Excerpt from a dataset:
- - - - - - -
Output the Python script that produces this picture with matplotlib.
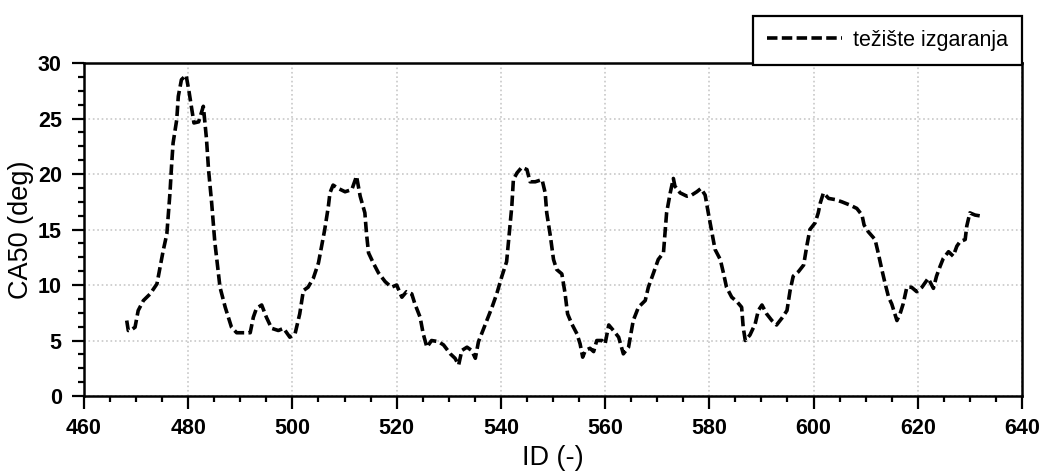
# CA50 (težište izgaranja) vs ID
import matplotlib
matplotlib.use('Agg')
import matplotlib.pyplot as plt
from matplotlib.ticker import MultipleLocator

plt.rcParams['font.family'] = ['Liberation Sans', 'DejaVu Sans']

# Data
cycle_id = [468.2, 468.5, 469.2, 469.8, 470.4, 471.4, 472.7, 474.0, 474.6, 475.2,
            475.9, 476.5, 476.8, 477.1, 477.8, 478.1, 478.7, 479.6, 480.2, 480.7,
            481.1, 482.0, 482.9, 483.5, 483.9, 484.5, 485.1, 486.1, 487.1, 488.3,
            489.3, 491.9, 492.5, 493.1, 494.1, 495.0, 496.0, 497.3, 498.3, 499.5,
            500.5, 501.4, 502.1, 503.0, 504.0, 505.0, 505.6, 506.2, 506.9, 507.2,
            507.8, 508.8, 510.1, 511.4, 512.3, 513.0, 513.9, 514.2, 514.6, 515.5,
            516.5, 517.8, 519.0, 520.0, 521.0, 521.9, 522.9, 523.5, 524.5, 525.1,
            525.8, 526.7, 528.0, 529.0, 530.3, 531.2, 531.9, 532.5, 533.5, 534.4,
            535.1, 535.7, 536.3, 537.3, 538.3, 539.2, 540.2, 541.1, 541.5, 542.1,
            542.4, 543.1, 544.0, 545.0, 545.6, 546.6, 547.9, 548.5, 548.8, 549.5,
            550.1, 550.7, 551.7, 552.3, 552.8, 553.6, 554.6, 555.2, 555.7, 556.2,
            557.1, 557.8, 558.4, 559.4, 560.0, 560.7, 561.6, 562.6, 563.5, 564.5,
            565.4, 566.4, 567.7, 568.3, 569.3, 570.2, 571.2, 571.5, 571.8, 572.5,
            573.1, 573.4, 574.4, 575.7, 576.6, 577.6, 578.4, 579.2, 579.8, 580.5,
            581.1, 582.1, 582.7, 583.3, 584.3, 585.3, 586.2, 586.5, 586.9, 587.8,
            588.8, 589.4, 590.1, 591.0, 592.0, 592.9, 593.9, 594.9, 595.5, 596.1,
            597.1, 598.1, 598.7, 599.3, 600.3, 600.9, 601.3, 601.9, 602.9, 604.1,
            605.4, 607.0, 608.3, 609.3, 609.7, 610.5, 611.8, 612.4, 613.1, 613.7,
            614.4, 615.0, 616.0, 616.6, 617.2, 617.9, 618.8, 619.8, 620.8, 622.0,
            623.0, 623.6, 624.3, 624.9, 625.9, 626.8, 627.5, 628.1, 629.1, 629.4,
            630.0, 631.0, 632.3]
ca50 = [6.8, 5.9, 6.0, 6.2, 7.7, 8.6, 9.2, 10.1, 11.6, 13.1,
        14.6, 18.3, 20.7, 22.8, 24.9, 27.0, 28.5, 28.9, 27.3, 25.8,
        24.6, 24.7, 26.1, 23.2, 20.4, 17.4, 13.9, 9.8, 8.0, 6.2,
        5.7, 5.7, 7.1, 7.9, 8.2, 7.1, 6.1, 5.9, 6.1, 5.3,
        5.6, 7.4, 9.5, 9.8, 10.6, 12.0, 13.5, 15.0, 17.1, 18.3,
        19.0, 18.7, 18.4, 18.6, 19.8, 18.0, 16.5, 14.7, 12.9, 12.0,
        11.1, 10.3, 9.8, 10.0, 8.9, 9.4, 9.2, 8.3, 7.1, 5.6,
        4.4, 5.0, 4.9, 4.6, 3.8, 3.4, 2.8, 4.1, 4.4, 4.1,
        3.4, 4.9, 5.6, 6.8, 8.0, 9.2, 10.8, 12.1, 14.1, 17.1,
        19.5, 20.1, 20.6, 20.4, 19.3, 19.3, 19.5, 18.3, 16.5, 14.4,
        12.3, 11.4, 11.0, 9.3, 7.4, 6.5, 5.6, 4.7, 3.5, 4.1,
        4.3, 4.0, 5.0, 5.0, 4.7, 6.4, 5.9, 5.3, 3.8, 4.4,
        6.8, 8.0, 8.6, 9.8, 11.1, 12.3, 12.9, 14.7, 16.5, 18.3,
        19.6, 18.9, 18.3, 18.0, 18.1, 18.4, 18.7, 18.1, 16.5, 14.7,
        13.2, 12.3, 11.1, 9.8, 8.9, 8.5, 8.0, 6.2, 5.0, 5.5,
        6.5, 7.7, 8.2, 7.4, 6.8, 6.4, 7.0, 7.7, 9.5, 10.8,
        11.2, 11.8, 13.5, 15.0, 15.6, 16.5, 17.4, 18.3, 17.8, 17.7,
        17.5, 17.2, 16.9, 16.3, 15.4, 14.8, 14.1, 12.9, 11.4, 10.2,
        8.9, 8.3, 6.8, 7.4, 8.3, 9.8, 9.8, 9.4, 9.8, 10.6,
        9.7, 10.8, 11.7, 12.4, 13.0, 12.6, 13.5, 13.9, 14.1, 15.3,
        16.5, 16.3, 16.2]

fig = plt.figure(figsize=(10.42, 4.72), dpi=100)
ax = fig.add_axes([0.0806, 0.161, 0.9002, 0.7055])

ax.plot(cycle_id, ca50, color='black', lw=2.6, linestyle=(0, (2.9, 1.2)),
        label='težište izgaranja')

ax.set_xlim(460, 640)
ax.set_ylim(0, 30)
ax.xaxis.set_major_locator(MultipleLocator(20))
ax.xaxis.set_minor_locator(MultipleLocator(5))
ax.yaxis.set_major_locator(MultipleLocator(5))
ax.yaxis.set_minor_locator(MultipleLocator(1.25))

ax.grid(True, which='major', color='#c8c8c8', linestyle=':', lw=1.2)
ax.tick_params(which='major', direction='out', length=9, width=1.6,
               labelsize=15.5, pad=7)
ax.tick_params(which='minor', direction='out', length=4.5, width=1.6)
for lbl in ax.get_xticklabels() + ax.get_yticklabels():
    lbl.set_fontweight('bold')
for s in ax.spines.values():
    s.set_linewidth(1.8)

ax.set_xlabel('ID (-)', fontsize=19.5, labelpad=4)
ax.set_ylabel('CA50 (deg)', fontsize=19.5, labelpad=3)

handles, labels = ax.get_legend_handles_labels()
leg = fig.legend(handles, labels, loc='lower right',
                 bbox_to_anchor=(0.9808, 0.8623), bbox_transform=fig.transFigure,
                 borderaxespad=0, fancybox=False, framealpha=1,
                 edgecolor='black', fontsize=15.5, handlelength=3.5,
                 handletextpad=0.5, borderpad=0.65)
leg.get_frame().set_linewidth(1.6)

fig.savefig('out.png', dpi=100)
- - - - - - -
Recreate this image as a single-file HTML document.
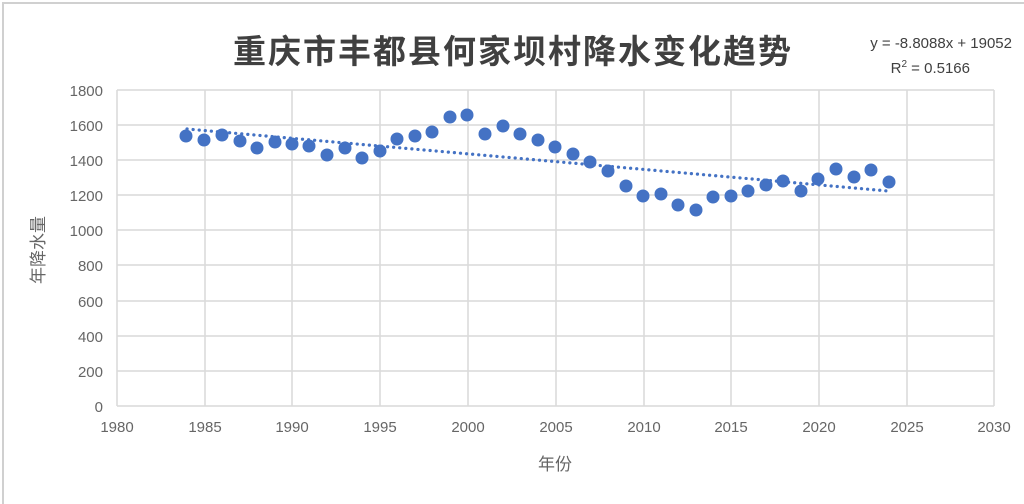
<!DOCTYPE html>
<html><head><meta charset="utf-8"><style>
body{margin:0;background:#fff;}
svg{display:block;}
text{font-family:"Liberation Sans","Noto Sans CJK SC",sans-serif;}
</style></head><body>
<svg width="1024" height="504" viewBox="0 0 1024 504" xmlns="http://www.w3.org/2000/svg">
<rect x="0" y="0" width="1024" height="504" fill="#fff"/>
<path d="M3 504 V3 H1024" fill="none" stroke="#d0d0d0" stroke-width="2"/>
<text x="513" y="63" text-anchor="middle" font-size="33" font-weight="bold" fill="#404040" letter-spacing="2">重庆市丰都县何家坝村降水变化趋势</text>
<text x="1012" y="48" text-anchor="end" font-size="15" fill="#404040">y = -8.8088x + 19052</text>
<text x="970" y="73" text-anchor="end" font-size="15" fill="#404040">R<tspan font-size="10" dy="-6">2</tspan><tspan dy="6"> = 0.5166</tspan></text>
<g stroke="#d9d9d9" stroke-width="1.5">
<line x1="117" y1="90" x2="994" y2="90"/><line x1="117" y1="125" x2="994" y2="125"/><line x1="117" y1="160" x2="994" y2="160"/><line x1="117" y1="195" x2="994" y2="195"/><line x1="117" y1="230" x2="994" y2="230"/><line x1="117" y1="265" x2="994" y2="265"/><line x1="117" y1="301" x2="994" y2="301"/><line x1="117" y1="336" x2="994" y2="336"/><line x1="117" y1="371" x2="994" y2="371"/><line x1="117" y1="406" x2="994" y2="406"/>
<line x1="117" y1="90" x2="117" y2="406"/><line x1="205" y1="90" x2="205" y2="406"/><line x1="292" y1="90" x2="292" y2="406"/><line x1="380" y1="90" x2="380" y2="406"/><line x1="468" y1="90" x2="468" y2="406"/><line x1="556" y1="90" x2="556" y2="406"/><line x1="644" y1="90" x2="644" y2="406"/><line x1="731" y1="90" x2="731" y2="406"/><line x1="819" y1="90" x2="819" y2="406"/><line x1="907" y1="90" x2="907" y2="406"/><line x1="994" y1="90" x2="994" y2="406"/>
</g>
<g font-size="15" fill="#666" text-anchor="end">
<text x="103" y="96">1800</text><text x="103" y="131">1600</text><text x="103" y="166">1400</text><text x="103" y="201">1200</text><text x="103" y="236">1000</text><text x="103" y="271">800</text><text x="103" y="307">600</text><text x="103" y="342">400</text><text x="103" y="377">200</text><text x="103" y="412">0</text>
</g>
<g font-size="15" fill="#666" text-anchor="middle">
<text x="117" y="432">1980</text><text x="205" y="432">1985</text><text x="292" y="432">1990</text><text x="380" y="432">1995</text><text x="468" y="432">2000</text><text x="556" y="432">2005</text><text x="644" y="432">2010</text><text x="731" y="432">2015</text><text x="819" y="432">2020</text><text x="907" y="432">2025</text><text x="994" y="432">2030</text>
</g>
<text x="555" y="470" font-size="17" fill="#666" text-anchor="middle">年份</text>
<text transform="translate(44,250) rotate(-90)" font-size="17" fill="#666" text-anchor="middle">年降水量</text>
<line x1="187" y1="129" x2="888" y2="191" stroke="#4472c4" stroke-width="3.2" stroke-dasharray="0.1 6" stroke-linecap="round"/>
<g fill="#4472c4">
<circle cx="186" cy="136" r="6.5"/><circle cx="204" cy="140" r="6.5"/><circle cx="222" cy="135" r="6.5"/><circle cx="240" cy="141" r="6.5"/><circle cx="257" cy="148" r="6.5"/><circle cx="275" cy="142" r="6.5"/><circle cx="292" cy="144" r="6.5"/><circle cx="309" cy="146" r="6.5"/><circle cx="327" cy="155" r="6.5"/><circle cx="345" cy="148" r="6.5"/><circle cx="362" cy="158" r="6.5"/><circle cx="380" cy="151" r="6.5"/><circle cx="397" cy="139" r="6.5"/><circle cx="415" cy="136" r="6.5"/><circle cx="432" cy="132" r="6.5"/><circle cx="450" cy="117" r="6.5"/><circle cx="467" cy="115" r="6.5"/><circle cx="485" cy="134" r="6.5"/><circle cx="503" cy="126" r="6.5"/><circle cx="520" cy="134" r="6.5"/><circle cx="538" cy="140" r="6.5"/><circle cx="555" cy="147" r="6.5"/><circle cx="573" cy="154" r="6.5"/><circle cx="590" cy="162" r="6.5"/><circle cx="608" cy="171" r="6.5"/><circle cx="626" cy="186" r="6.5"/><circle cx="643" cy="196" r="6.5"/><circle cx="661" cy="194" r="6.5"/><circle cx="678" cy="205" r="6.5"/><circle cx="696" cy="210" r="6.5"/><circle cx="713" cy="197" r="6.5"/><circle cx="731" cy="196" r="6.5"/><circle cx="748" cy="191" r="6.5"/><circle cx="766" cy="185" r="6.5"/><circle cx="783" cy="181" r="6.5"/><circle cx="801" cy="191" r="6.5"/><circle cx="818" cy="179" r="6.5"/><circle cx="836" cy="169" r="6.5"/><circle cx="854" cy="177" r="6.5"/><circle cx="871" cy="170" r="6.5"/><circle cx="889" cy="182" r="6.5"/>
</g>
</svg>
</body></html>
- - - - - - -
Task objective:
Go back to the listing above and reproduce, exactly, the stretch from the line bearing "Output the Python" through the line bearing "plt.rcParams['font.family'] = ['Liberation", without its pictures.

Solved problem:
Output the Python script that produces this picture with matplotlib.
# CA50 (težište izgaranja) vs ID
import matplotlib
matplotlib.use('Agg')
import matplotlib.pyplot as plt
from matplotlib.ticker import MultipleLocator

plt.rcParams['font.family'] = ['Liberation Sans', 'DejaVu Sans']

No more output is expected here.